◆ **Task prompt**: Only the lines from the start of the data through the line with "Chart.register(...registerables);" belong in the copy. Restate them word for word, minus the pictures.

◆ **Material**:
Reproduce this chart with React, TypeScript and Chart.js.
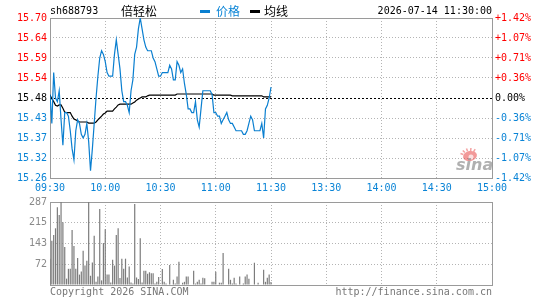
import { useEffect, useRef } from "react";
import { Chart, registerables } from "chart.js";

Chart.register(...registerables);

// ---- quote header ----
const symbolCode = "sh688793";
const stockName = "倍轻松";
const legendPrice = "价格";
const legendAvg = "均线";
const stampText = "2026-07-14 11:30:00";
const copyrightText = "Copyright 2026 SINA.COM";
const siteText = "http://finance.sina.com.cn";

// ---- axes ----
const prevClose = 15.48;
const priceMin = 15.26;
const priceMax = 15.7;
const timeLabels = ["09:30", "10:00", "10:30", "11:00", "11:30", "13:30", "14:00", "14:30", "15:00"];
// bottom → top
const priceTickLabels = ["15.26", "15.32", "15.37", "15.43", "15.48", "15.54", "15.59", "15.64", "15.70"];
const pctTickLabels = ["-1.42%", "-1.07%", "-0.71%", "-0.36%", "0.00%", "+0.36%", "+0.71%", "+1.07%", "+1.42%"];
const volumeMax = 287;
const volumeTickLabels = ["", "72", "143", "215", "287"];

// ---- minute series, 09:30 → 11:30 ----
const prices = [
  15.49, 15.41, 15.55, 15.48, 15.47, 15.5, 15.42, 15.35, 15.44, 15.44,
  15.43, 15.39, 15.34, 15.31, 15.39, 15.42, 15.41, 15.38, 15.37, 15.38,
  15.41, 15.36, 15.28, 15.34, 15.41, 15.48, 15.54, 15.59, 15.61, 15.6,
  15.58, 15.55, 15.54, 15.54, 15.54, 15.6, 15.64, 15.6, 15.56, 15.5,
  15.47, 15.47, 15.46, 15.44, 15.5, 15.53, 15.6, 15.62, 15.67, 15.7,
  15.67, 15.64, 15.62, 15.61, 15.61, 15.61, 15.59, 15.58, 15.56, 15.54,
  15.54, 15.55, 15.55, 15.55, 15.55, 15.57, 15.56, 15.53, 15.53, 15.58,
  15.57, 15.55, 15.56, 15.52, 15.49, 15.45, 15.45, 15.44, 15.44, 15.47,
  15.42, 15.4, 15.45, 15.5, 15.5, 15.5, 15.5, 15.5, 15.49, 15.44,
  15.44, 15.43, 15.43, 15.41, 15.42, 15.43, 15.44, 15.42, 15.41, 15.41,
  15.4, 15.39, 15.39, 15.39, 15.39, 15.38, 15.38, 15.39, 15.41, 15.43,
  15.42, 15.39, 15.39, 15.39, 15.39, 15.41, 15.37, 15.45, 15.46, 15.48,
  15.51,
];

const avgPrices = [
  15.488, 15.478, 15.47, 15.46, 15.458, 15.461, 15.461, 15.452, 15.441, 15.44,
  15.44, 15.44, 15.43, 15.422, 15.42, 15.417, 15.414, 15.414, 15.414, 15.414,
  15.414, 15.411, 15.411, 15.411, 15.411, 15.414, 15.42, 15.425, 15.43, 15.436,
  15.439, 15.444, 15.444, 15.444, 15.444, 15.45, 15.455, 15.461, 15.463, 15.463,
  15.463, 15.463, 15.463, 15.463, 15.463, 15.466, 15.469, 15.474, 15.477, 15.48,
  15.483, 15.483, 15.483, 15.486, 15.488, 15.488, 15.488, 15.488, 15.488, 15.488,
  15.488, 15.488, 15.488, 15.488, 15.488, 15.488, 15.488, 15.488, 15.488, 15.491,
  15.491, 15.491, 15.491, 15.491, 15.491, 15.491, 15.491, 15.491, 15.491, 15.491,
  15.491, 15.491, 15.491, 15.491, 15.491, 15.491, 15.491, 15.491, 15.491, 15.488,
  15.488, 15.488, 15.488, 15.488, 15.488, 15.488, 15.488, 15.488, 15.488, 15.486,
  15.486, 15.486, 15.486, 15.486, 15.486, 15.486, 15.486, 15.486, 15.486, 15.486,
  15.486, 15.486, 15.486, 15.486, 15.486, 15.486, 15.483, 15.483, 15.483, 15.483,
  15.483,
];

const volumes = [
  91, 153, 173, 196, 269, 242, 287, 217, 131, 22,
  56, 56, 190, 135, 56, 93, 36, 47, 118, 67,
  84, 287, 32, 78, 170, 11, 29, 263, 16, 145,
  193, 36, 36, 9, 87, 67, 173, 196, 24, 91,
  56, 91, 26, 64, 9, 5, 280, 26, 21, 162,
  9, 49, 49, 39, 44, 41, 41, 5, 11, 28,
  0, 55, 11, 5, 0, 69, 0, 18, 5, 29,
  80, 0, 8, 11, 29, 29, 0, 0, 49, 5,
  11, 18, 5, 25, 23, 0, 0, 0, 11, 11,
  46, 0, 8, 8, 111, 0, 0, 56, 18, 5,
  25, 5, 0, 29, 0, 5, 29, 36, 22, 0,
  0, 77, 0, 8, 0, 0, 53, 11, 25, 36,
  10,
];

// ---- styling ----
const MONO = '"DejaVu Sans Mono", monospace';
const CJK = '"Noto Sans CJK SC", sans-serif';
const BLUE = "#0a84d6";
const LINE_BLUE = "#0a7fd0";
const RED = "#ff0000";
const GRID = "#b4b4b4";
const FRAME = "#9a9a9a";
const VOL_GRAY = "#7c7c7c";
const LABEL_GRAY = "#8a8a8a";

const timeTicks = (axis: any) => {
  axis.ticks = timeLabels.map((_, i) => ({ value: i * 30 }));
};
const priceTicks = (axis: any) => {
  axis.ticks = priceTickLabels.map((_, i) => ({
    value: priceMin + ((priceMax - priceMin) * i) / (priceTickLabels.length - 1),
  }));
};
const sideColor = (ctx: any) => (ctx.index > 4 ? RED : ctx.index === 4 ? "#000" : BLUE);

const framePlugin = {
  id: "frame",
  beforeDatasetsDraw(chart: any) {
    const { ctx, chartArea: a } = chart;
    ctx.save();
    ctx.strokeStyle = FRAME;
    ctx.lineWidth = 1;
    ctx.strokeRect(Math.round(a.left) + 0.5, Math.round(a.top) + 0.5, Math.round(a.right - a.left), Math.round(a.bottom - a.top));
    ctx.restore();
  },
};

const baselinePlugin = {
  id: "baseline",
  beforeDatasetsDraw(chart: any) {
    const { ctx, chartArea: a, scales } = chart;
    const y = Math.round(scales.y.getPixelForValue(prevClose)) + 0.5;
    ctx.save();
    ctx.strokeStyle = "#000";
    ctx.lineWidth = 1;
    ctx.setLineDash([2, 2]);
    ctx.beginPath();
    ctx.moveTo(a.left, y);
    ctx.lineTo(a.right, y);
    ctx.stroke();
    ctx.restore();
  },
};

// faded site mark in the lower right corner of the price panel
const markPlugin = {
  id: "mark",
  beforeDatasetsDraw(chart: any) {
    const { ctx, chartArea: a } = chart;
    const cx = a.right - 22;
    const cy = a.bottom - 22;
    ctx.save();
    ctx.fillStyle = "rgba(232, 70, 70, 0.55)";
    ctx.beginPath();
    ctx.ellipse(cx, cy, 7, 5, -0.2, 0, Math.PI * 2);
    ctx.fill();
    ctx.strokeStyle = "rgba(232, 70, 70, 0.5)";
    ctx.lineWidth = 1.5;
    for (let k = 0; k < 5; k++) {
      const ang = -Math.PI * 0.9 + k * 0.45;
      ctx.beginPath();
      ctx.moveTo(cx + Math.cos(ang) * 7, cy + Math.sin(ang) * 5);
      ctx.lineTo(cx + Math.cos(ang) * 10, cy + Math.sin(ang) * 8);
      ctx.stroke();
    }
    ctx.fillStyle = "rgba(255, 255, 255, 0.7)";
    ctx.beginPath();
    ctx.arc(cx + 1, cy + 1, 2.5, 0, Math.PI * 2);
    ctx.fill();
    ctx.font = 'italic bold 16px "DejaVu Sans", sans-serif';
    ctx.fillStyle = "rgba(150, 150, 150, 0.75)";
    ctx.textBaseline = "alphabetic";
    ctx.fillText("sina", a.right - 36, a.bottom - 8);
    ctx.restore();
  },
};

function PriceVolumeChart() {
  const priceRef = useRef<HTMLCanvasElement>(null);
  const volRef = useRef<HTMLCanvasElement>(null);

  useEffect(() => {
    const priceChart = new Chart(priceRef.current!, {
      type: "line",
      data: {
        datasets: [
          {
            label: legendPrice,
            data: prices.map((p, i) => ({ x: i, y: p })),
            borderColor: LINE_BLUE,
            borderWidth: 1.2,
            pointRadius: 0,
            tension: 0,
          },
          {
            label: legendAvg,
            data: avgPrices.map((p, i) => ({ x: i, y: p })),
            borderColor: "#000",
            borderWidth: 1.2,
            pointRadius: 0,
            tension: 0,
          },
        ],
      },
      options: {
        animation: false,
        responsive: false,
        devicePixelRatio: 1,
        events: [],
        layout: { padding: { top: 18, left: 0, right: 0, bottom: 0 } },
        plugins: { legend: { display: false }, tooltip: { enabled: false } },
        scales: {
          x: {
            type: "linear",
            min: 0,
            max: 240,
            afterBuildTicks: timeTicks,
            afterFit: (axis: any) => {
              axis.height = 22;
            },
            ticks: {
              autoSkip: false,
              maxRotation: 0,
              padding: 4,
              color: BLUE,
              font: { family: MONO, size: 10 },
              callback: (_v: any, i: number) => timeLabels[i],
            },
            grid: { color: GRID, lineWidth: 1, drawTicks: false },
            border: { display: false, dash: [1, 2] },
          },
          y: {
            position: "left",
            min: priceMin,
            max: priceMax,
            afterBuildTicks: priceTicks,
            afterFit: (axis: any) => {
              axis.width = 50;
            },
            ticks: {
              padding: 3,
              color: sideColor,
              font: { family: MONO, size: 10 },
              callback: (_v: any, i: number) => priceTickLabels[i],
            },
            grid: {
              color: (ctx: any) => (ctx.index === 4 ? "rgba(0,0,0,0)" : GRID),
              lineWidth: 1,
              drawTicks: false,
            },
            border: { display: false, dash: [1, 2] },
          },
          pct: {
            type: "linear",
            position: "right",
            min: priceMin,
            max: priceMax,
            afterBuildTicks: priceTicks,
            afterFit: (axis: any) => {
              axis.width = 53;
            },
            ticks: {
              padding: 3,
              color: sideColor,
              font: { family: MONO, size: 10 },
              callback: (_v: any, i: number) => pctTickLabels[i],
            },
            grid: { display: false, drawTicks: false },
            border: { display: false },
          },
        },
      } as any,
      plugins: [framePlugin, baselinePlugin, markPlugin],
    });

    const volumeChart = new Chart(volRef.current!, {
      type: "bar",
      data: {
        datasets: [
          {
            data: volumes.map((v, i) => ({ x: i, y: v })),
            backgroundColor: VOL_GRAY,
            barThickness: 1.2,
            borderWidth: 0,
            inflateAmount: 0,
          },
        ],
      },
      options: {
        animation: false,
        responsive: false,
        devicePixelRatio: 1,
        events: [],
        layout: { padding: { top: 12, left: 0, right: 53, bottom: 0 } },
        plugins: { legend: { display: false }, tooltip: { enabled: false } },
        scales: {
          x: {
            type: "linear",
            min: 0,
            max: 240,
            offset: false,
            afterBuildTicks: timeTicks,
            afterFit: (axis: any) => {
              axis.height = 15;
            },
            ticks: { display: false },
            grid: { color: GRID, lineWidth: 1, drawTicks: false, offset: false },
            border: { display: false, dash: [1, 2] },
          },
          y: {
            min: 0,
            max: volumeMax,
            afterBuildTicks: (axis: any) => {
              axis.ticks = volumeTickLabels.map((_, i) => ({
                value: (volumeMax * i) / (volumeTickLabels.length - 1),
              }));
            },
            afterFit: (axis: any) => {
              axis.width = 50;
            },
            ticks: {
              padding: 3,
              color: LABEL_GRAY,
              font: { family: MONO, size: 10 },
              callback: (_v: any, i: number) => volumeTickLabels[i],
            },
            grid: { color: GRID, lineWidth: 1, drawTicks: false },
            border: { display: false, dash: [1, 2] },
          },
        },
      } as any,
      plugins: [framePlugin],
    });

    return () => {
      priceChart.destroy();
      volumeChart.destroy();
    };
  }, []);

  const text = (extra: any) => ({
    position: "absolute" as const,
    whiteSpace: "pre" as const,
    margin: 0,
    ...extra,
  });

  return (
    <div style={{ position: "absolute", left: 0, top: 0, width: 545, height: 300, background: "#fff", overflow: "hidden" }}>
      <canvas ref={priceRef} width={545} height={200} style={{ position: "absolute", left: 0, top: 0, width: 545, height: 200 }} />
      <canvas ref={volRef} width={545} height={110} style={{ position: "absolute", left: 0, top: 190, width: 545, height: 110 }} />

      <div style={text({ left: 50, top: 5, font: `10px ${MONO}`, lineHeight: "12px", color: "#000" })}>{symbolCode}</div>
      <div style={text({ left: 121, top: 3, font: `12px ${CJK}`, lineHeight: "16px", color: "#000" })}>{stockName}</div>

      <div style={{ position: "absolute", left: 200, top: 10, width: 10, height: 3, background: LINE_BLUE }} />
      <div style={text({ left: 216, top: 3, font: `12px ${CJK}`, lineHeight: "16px", color: BLUE })}>{legendPrice}</div>
      <div style={{ position: "absolute", left: 250, top: 10, width: 10, height: 3, background: "#000" }} />
      <div style={text({ left: 264, top: 3, font: `12px ${CJK}`, lineHeight: "16px", color: "#000" })}>{legendAvg}</div>

      <div style={text({ left: 0, width: 492, textAlign: "right", top: 5, font: `10px ${MONO}`, lineHeight: "12px", color: "#000" })}>{stampText}</div>

      <div style={text({ left: 50, top: 286, font: `10px ${MONO}`, lineHeight: "12px", color: "#777" })}>{copyrightText}</div>
      <div style={text({ left: 0, width: 492, textAlign: "right", top: 286, font: `10px ${MONO}`, lineHeight: "12px", color: "#777" })}>{siteText}</div>
    </div>
  );
}

export default function App() {
  return <PriceVolumeChart />;
}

◆ **Answer below**:
Reproduce this chart with React, TypeScript and Chart.js.
import { useEffect, useRef } from "react";
import { Chart, registerables } from "chart.js";

Chart.register(...registerables);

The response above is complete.